Articles of Marriage for Salvationists (Current)

We do solemnly declare that, although we enter into this marriage for reasons of personal happiness and fulfilment, we will do our utmost to ensure that our married status and relationship will deepen our commitment to God and enhance the effectiveness of our service as soldiers of Jesus Christ in The Salvation Army.

We promise to make our home a place where all shall be aware of the abiding presence of God, and where those under our influence shall be taught the truths of the gospel, encouraged to seek Christ as Saviour, and supported in the commitment of their lives to the service of God.

We declare our intention to be to each other, by the help of God, true Christian examples and, through times of joy, difficulty or loss, to encourage each other to ‘grow in grace and in the knowledge of our Lord and Saviour Jesus Christ’.

-- The Salvation Army, Salvation Army Ceremonies, Chap 4, Sect 1, Par 11.
 
that is a GREAT ketubah, gonna have to study it a bunch as the basis for one that is gonna need my signature.
 
Complete opposites, amazing but not surprising.
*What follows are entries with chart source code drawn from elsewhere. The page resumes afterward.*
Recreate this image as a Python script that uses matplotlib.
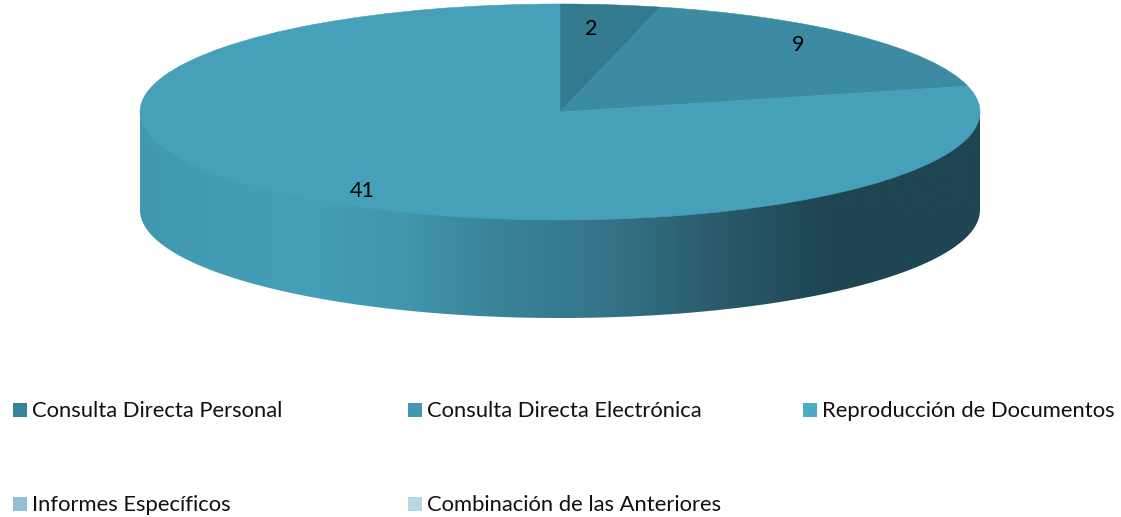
import numpy as np
import matplotlib
matplotlib.use('Agg')
import matplotlib.pyplot as plt
from matplotlib.colors import LinearSegmentedColormap
from matplotlib.patches import Polygon, Rectangle

categories = ['Consulta Directa Personal', 'Consulta Directa Electrónica', 'Reproducción de Documentos',
              'Informes Específicos', 'Combinación de las Anteriores']
values = [2, 9, 41, 0, 0]
slice_colors = ['#347a8f', '#3d8ba2', '#46a0b9', '#92c1d4', '#b7d7e5']
legend_colors = ['#37819a', '#4298b0', '#4bacc6', '#92c1d4', '#b7d7e5']

W, H = 1121, 517
cx, cy, rx, ry, depth = 560, 112, 420, 108, 98

plt.rcParams['font.family'] = ['Lato', 'DejaVu Sans']
fig = plt.figure(figsize=(W/100, H/100), dpi=100)

# axes covers the ellipse plus the wall below it, units are pie radii
d = depth/ry
ax = fig.add_axes([(cx-rx)/W, 1-(cy+ry+depth)/H, 2*rx/W, (2*ry+depth)/H])
wedges, _ = ax.pie(values, colors=slice_colors, startangle=90, counterclock=False, radius=1,
                   wedgeprops=dict(linewidth=0, zorder=3))
for w, col, v in zip(wedges, slice_colors, values):
    if v > 0:  # edge hides the seams, empty slices must stay invisible
        w.set_edgecolor(col)
        w.set_linewidth(0.4)
ax.set_aspect('auto')

# side wall, shaded left to right
stops = [(0.0, '#4098b1'), (0.08, '#439cb5'), (0.2, '#459fb8'), (0.31, '#4296ad'), (0.43, '#3a8298'),
         (0.55, '#35748a'), (0.68, '#2b5c6e'), (0.82, '#1e4552'), (1.0, '#1e4552')]
cmap = LinearSegmentedColormap.from_list('wall', stops)
grad = np.linspace(0, 1, 512).reshape(1, -1)
im = ax.imshow(grad, cmap=cmap, extent=[-1, 1, -1-d, 0], aspect='auto', zorder=1)
t = np.linspace(np.pi, 2*np.pi, 300)
bottom = np.column_stack([np.cos(t), np.sin(t) - d])
# top edge runs straight through the centre, the pie hides it
wall = Polygon(np.vstack([[[-1, 0]], bottom, [[1, 0]]]), closed=True, transform=ax.transData,
               facecolor='none', edgecolor='none')
ax.add_patch(wall)
im.set_clip_path(wall)
ax.set_xlim(-1, 1)
ax.set_ylim(-1-d, 1)

# slice labels
for txt, (px, py) in zip(values[:3], [(591, 29), (798, 45), (362, 191)]):
    fig.text(px/W, 1-py/H, str(txt), ha='center', va='center', fontsize=15.5, color='black')

# legend
positions = [(13, 410), (408, 410), (803, 410), (13, 504), (408, 504)]
for name, col, (px, py) in zip(categories, legend_colors, positions):
    fig.add_artist(Rectangle((px/W, 1-(py+7)/H), 14/W, 14/H, transform=fig.transFigure,
                             facecolor=col, edgecolor='none'))
    fig.text((px+19)/W, 1-(py+1)/H, name, ha='left', va='center', fontsize=15.85, color='#111111')

plt.savefig('out.png', dpi=100)
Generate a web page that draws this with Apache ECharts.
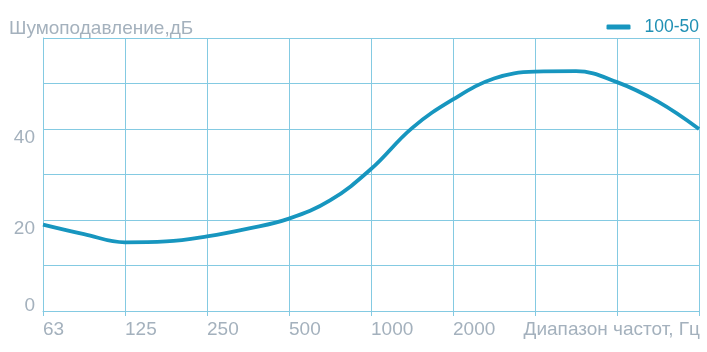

Wouldn't sign to be devoted to a denomination, but there are some great thoughts there for writing something about devotion to Christ's Church.
 
FollowingHim said:
........ Wouldn't sign to be devoted to a denomination, but there are some great thoughts there for writing something about devotion to Christ's Church.
not sure that i follow you. it is not about ones relationship to an organization but an agreement between a man and his wife-to-be. it seems to have been written to communicate the expectations that the org. has for its members.

but i may have missunderstood your point. :)
 
My point is that this particular agreement between a man and his wife includes them both agreeing to be devoted to a particular Christian denomination and support it's activities. That is an entirely separate issue to marriage in my mind. Our views of Christian theology and ministry develop over our lives, and we could well end up with quite different denominational affiliations after a few years than we had when we married. Then you find you've got a marriage agreement that you no longer agree with.

Keep it simple. Marriage is between you, your wife, and your God. That's all. Anything extra just gives you stuff you might disagree with and regret later.

We'd agree marriage shouldn't add the phrase "forsaking all others", but no doubt most of us thought that was an unarguable essential when we first married. If we can even change our mind on that, and now know better, why make the same mistake again by adding other superfluous stuff?
 
To me, the important considerations in the above were not the specific organization to which they are devoted, but their militancy for and commitment to God's work.
 
And I found that very inspiring also Cecil, thankyou for posting it. Wouldn't personally put it in a ketubah, however in a different context the sentiments expressed are excellent.
 
i read the whole thing replacing the Salvation Army with Yeshua's Army and find that i can fully commit to every point.